Sharifs are benefiting from these developments at the local level, even if they are not directly responsible for the changes that are taking place. Nor do these socio-political and economic shifts necessarily result in aspirations for some kind of a democratic revolution. But even the aspiration for economic gains, social mobility, personal liberties and a good life in general does create a sense of discontent and unease that keeps Punjab simmering.

 

Coming back to a more generalised overview of the situation, it can be said that in targeting Nawaz Sharif, the military is trying to dismantle the very electoral machinery it had so assiduously built over the years as a counter for progressive politics in Punjab. More importantly, it is targeting the very people it had always felt were its main clientele and support base. Here, too, it will be important to remember that a dramatic shift in the loyalties of this class has not taken place, though it is safe to presume that a sizeable part of it remains committed to the Sharifs.

At the same time, within the same group of Punjabis are mostly the newly urbanised, aspiring middle classes and professionals who are vocal, almost virulent in their hatred for the Sharifs, politics in general, and inability of the democratic structure to deliver. They provide the core anchor to military-led political shenanigans. The real battle in these elections will be between these two factions of the same class of Punjabis with different ideological positions towards the role of military in general.

That is why I believe this is a moment of opportunity as well. For once, Punjab is changing. The massive reception received by Nawaz Sharif on his return to Pakistan on July 13 is an example of that.
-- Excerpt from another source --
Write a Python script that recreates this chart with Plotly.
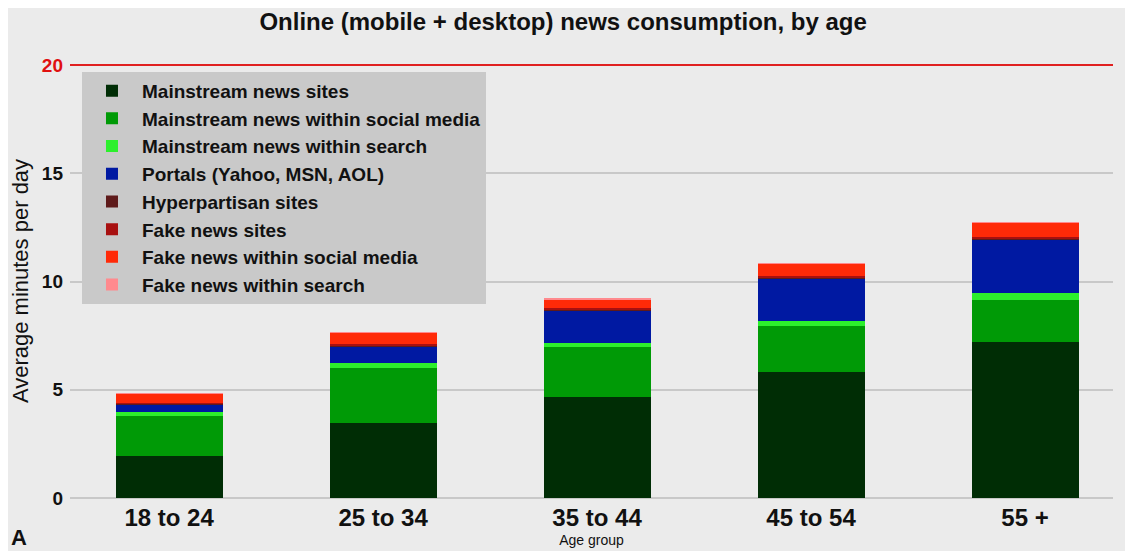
import plotly.graph_objects as go

# values (minutes per day)
age_groups = ["18 to 24", "25 to 34", "35 to 44", "45 to 54", "55 +"]
mainstream_sites = [1.94, 3.46, 4.65, 5.81, 7.19]
mainstream_social = [1.84, 2.53, 2.31, 2.12, 1.98]
mainstream_search = [0.18, 0.23, 0.18, 0.27, 0.28]
portals = [0.37, 0.78, 1.52, 1.94, 2.49]
hyperpartisan = [0.04, 0.05, 0.05, 0.05, 0.06]
fake_sites = [0.04, 0.05, 0.05, 0.05, 0.06]
fake_social = [0.42, 0.54, 0.43, 0.58, 0.65]
fake_search = [0.01, 0.01, 0.01, 0.01, 0.01]
y_ticks = [0, 5, 10, 15, 20]

series = [
    ("Mainstream news sites", mainstream_sites, "#002d05"),
    ("Mainstream news within social media", mainstream_social, "#009a06"),
    ("Mainstream news within search", mainstream_search, "#2cf02c"),
    ("Portals (Yahoo, MSN, AOL)", portals, "#0019a2"),
    ("Hyperpartisan sites", hyperpartisan, "#5e1a1a"),
    ("Fake news sites", fake_sites, "#a81010"),
    ("Fake news within social media", fake_social, "#ff2a08"),
    ("Fake news within search", fake_search, "#ff8a8e"),
]

bg = "#ebebeb"
font = "Liberation Sans, Arial, sans-serif"

fig = go.Figure()
for name, vals, col in series:
    fig.add_trace(go.Bar(x=age_groups, y=vals, name="<b>" + name + "</b>",
                         marker_color=col, marker_line_width=0, width=0.5))

ticktext = ["<b>%d</b>" % v for v in y_ticks[:-1]] + ["<b><span style='color:#e01010'>20</span></b>"]

# page body has an 8px margin, so the figure is a bit smaller than the window
fig.update_layout(
    barmode="stack",
    width=1117, height=543,
    paper_bgcolor=bg, plot_bgcolor=bg,
    margin=dict(l=62, r=12, t=56, b=53),
    font=dict(family=font, color="#111111"),
    title=dict(text="<b>Online (mobile + desktop) news consumption, by age</b>",
               x=0.497, xanchor="center", y=0.975, yanchor="middle",
               font=dict(size=24, color="#111111")),
    legend=dict(x=0.0115, y=0.982, xanchor="left", yanchor="top",
                bgcolor="#c9c9c9", traceorder="normal",
                font=dict(size=19, color="#111111"),
                itemwidth=50, tracegroupgap=0),
    showlegend=True,
)
fig.update_xaxes(range=[-0.463, 4.411], showgrid=False, ticks="",
                 tickfont=dict(size=24, color="#111111"),
                 tickprefix="<b>", ticksuffix="</b>", ticklabelstandoff=3,
                 automargin=False,
                 title=dict(text="Age group", font=dict(size=14), standoff=5))
fig.update_yaxes(range=[0, 20.05], tickvals=y_ticks, ticktext=ticktext,
                 tickfont=dict(size=19, color="#111111"),
                 showgrid=True, gridcolor="#c8c8c8", gridwidth=2,
                 zeroline=True, zerolinecolor="#c8c8c8", zerolinewidth=2,
                 ticks="", ticklen=0, ticklabelstandoff=6, automargin=False,
                 title=dict(text="Average minutes per day", font=dict(size=22), standoff=8))

# red line at 20
fig.add_hline(y=20, line_color="#e02020", line_width=2)

# panel letter
fig.add_annotation(text="<b>A</b>", x=0, y=0, xref="paper", yref="paper",
                   xanchor="left", yanchor="bottom", showarrow=False,
                   font=dict(size=22, color="#111111"), xshift=-61, yshift=-54)

fig.write_html("out.html")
In the heart of central Punjab, thousands of paramilitary forces had to be called in to crackdown on the workers and supporters of N-League which had turned up in massive numbers to welcome Nawaz Sharif.

Sharif, in his recent statements, has not shied away from directly blaming the military for interference in politics, and is holding them responsible for country’s woes in general. His narrative is getting a lot of traction in Punjab which is historically known to be unconditionally supportive of the military.

The criticism of military as an institution and its political role is not just coming from the ‘usual suspects’ -- Baloch, Pashtuns, Sindhis, Mohajirs, or a handful of Punjabi leftists -- but a sizeable faction of urban middle-class, heteronormative male, Sunni Muslim, rightwing Punjabis. If this momentum continues, chances are that the democratic process will be strengthened and the unelected forces will have to take a step back. But if they continue with their rather fascist mode of action and succeed in managing the desired electoral outcome of a hung parliament, it will strengthen the role of the military in an unprecedented manner. It will be unprecedented because now the state not only has the capacity to act as an efficient fascist state, but also, in the absence of any international pressure, to actually act like a fascist state as well.